▶ [Exercise]
Pull every "this" line out of the data below.

▶ [Entries]
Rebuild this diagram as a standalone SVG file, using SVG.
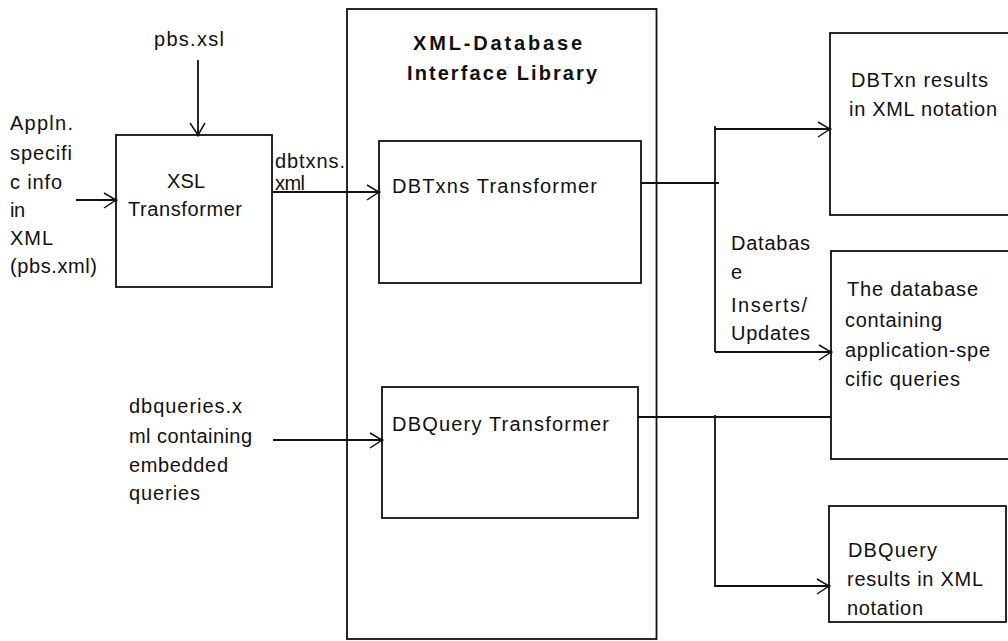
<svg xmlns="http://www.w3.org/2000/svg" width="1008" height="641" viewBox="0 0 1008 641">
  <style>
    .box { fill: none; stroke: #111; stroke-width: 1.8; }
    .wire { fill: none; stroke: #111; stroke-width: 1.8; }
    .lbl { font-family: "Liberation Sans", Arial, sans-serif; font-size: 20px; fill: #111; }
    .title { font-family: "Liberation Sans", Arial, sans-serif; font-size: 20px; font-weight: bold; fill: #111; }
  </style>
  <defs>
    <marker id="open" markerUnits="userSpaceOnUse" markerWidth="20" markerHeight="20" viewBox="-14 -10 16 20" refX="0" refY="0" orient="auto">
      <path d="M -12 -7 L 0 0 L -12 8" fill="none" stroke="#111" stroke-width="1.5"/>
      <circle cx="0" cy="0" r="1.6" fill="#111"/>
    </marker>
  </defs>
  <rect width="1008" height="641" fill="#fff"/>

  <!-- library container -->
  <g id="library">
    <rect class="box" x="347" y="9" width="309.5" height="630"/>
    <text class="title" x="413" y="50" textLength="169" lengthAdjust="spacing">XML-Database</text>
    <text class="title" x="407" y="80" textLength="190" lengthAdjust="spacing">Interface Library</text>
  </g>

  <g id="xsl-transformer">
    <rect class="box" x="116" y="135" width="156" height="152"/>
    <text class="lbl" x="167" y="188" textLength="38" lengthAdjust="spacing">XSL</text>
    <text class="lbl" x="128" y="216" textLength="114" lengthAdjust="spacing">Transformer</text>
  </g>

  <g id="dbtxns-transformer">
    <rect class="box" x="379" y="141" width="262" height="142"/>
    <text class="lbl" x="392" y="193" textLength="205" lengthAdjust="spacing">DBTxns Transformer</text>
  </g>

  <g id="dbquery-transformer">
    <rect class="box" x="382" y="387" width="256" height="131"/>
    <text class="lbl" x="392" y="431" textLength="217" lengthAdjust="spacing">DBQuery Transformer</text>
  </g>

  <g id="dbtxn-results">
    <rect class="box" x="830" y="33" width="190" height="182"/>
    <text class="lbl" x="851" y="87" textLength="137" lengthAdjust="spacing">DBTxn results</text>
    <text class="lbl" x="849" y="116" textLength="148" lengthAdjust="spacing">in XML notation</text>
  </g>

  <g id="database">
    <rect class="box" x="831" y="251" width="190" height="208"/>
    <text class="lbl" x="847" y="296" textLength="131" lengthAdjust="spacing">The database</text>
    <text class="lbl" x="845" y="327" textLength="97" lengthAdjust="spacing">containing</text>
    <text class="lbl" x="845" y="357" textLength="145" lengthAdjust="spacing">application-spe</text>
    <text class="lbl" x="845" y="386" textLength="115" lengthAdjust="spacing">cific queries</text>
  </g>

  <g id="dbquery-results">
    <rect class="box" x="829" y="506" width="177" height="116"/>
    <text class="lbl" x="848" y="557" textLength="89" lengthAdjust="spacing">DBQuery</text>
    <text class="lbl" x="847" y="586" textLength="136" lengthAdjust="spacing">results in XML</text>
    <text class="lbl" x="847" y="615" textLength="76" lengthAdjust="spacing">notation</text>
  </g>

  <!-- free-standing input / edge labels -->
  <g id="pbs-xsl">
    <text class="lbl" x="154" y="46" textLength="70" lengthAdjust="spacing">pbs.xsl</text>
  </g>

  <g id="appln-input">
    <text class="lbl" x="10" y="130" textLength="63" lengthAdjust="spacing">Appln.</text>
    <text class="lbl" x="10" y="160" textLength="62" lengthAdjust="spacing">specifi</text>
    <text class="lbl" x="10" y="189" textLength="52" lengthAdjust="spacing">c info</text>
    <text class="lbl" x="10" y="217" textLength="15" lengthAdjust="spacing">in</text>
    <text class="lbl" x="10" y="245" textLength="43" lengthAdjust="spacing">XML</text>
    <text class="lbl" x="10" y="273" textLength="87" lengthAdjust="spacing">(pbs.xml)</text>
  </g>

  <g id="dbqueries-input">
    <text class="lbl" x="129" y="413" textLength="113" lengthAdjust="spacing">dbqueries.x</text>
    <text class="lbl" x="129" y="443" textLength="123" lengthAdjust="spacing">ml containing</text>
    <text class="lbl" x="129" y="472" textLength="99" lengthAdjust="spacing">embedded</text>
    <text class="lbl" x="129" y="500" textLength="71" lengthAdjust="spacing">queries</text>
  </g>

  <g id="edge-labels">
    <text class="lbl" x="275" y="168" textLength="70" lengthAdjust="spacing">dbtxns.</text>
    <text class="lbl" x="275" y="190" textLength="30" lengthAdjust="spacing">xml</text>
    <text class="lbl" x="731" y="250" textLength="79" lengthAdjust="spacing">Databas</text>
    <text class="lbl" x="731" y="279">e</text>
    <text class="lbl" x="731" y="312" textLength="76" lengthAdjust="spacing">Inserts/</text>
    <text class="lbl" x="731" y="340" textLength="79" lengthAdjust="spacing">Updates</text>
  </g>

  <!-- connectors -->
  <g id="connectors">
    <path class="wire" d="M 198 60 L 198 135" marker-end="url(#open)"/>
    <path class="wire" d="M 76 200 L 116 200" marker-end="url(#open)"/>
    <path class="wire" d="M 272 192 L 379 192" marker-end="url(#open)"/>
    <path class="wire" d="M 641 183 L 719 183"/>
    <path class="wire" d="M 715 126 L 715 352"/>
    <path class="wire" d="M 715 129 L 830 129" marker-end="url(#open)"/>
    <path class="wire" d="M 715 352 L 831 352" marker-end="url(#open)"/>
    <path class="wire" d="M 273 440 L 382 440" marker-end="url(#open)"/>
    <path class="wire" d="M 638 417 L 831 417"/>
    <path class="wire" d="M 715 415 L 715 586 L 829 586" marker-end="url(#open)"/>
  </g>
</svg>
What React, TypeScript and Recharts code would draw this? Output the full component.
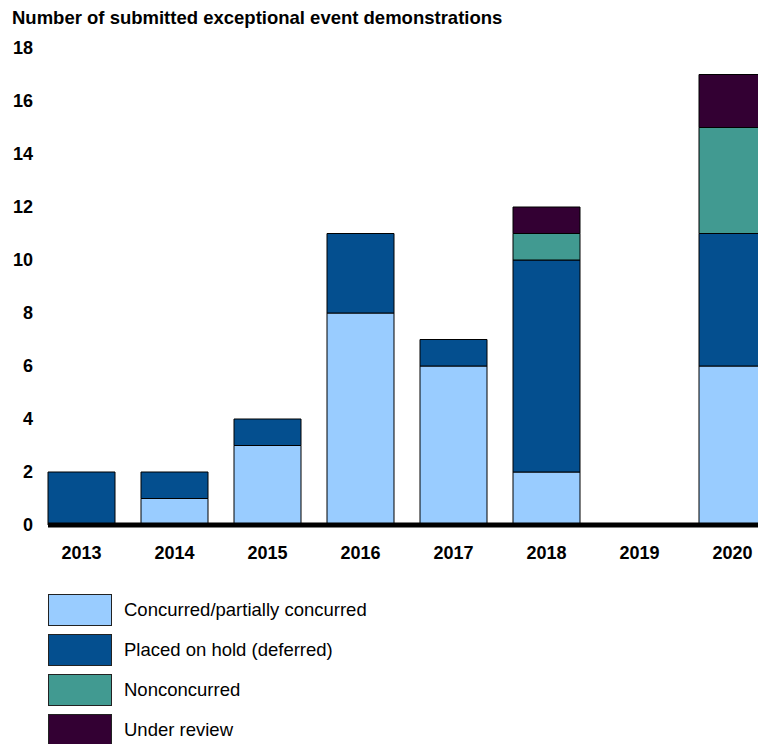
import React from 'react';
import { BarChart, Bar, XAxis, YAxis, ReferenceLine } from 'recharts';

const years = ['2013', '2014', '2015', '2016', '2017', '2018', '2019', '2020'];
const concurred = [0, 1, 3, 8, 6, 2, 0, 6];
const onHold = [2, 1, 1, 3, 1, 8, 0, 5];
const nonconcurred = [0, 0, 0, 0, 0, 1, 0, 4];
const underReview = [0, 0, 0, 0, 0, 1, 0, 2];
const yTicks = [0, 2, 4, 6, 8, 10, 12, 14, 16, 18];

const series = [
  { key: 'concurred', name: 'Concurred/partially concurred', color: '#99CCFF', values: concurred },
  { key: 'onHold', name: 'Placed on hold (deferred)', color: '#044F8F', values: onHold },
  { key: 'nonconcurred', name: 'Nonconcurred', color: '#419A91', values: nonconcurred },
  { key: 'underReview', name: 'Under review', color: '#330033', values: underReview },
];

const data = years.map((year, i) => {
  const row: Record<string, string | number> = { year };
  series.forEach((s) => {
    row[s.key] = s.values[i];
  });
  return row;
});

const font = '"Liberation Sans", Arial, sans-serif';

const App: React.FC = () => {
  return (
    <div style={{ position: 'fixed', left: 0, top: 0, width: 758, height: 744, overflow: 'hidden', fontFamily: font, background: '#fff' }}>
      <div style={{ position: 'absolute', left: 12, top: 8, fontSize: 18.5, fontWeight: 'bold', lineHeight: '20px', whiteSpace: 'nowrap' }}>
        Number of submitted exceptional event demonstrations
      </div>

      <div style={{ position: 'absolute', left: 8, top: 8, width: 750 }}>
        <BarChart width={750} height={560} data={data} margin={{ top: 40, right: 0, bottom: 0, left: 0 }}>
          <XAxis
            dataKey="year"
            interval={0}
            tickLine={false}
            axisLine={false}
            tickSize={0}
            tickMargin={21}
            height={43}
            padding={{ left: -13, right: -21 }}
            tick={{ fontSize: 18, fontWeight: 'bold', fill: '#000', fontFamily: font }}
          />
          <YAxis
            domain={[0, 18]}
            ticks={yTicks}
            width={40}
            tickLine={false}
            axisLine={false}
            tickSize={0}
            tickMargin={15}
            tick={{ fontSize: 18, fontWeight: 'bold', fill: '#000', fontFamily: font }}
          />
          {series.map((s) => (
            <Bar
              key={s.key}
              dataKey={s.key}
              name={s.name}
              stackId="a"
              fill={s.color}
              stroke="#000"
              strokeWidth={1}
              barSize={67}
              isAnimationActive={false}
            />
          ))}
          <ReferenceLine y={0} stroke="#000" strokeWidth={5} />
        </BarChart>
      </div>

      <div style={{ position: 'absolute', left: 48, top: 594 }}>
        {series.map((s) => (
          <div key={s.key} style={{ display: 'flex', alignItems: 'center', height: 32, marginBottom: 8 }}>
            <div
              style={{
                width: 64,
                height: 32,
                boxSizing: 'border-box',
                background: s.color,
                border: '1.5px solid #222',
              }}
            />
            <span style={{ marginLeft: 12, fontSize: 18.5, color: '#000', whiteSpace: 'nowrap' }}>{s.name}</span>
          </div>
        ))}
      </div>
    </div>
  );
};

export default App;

▶ [Completed task]
Rebuild this diagram as a standalone SVG file, using SVG.
What React, TypeScript and Recharts code would draw this? Output the full component.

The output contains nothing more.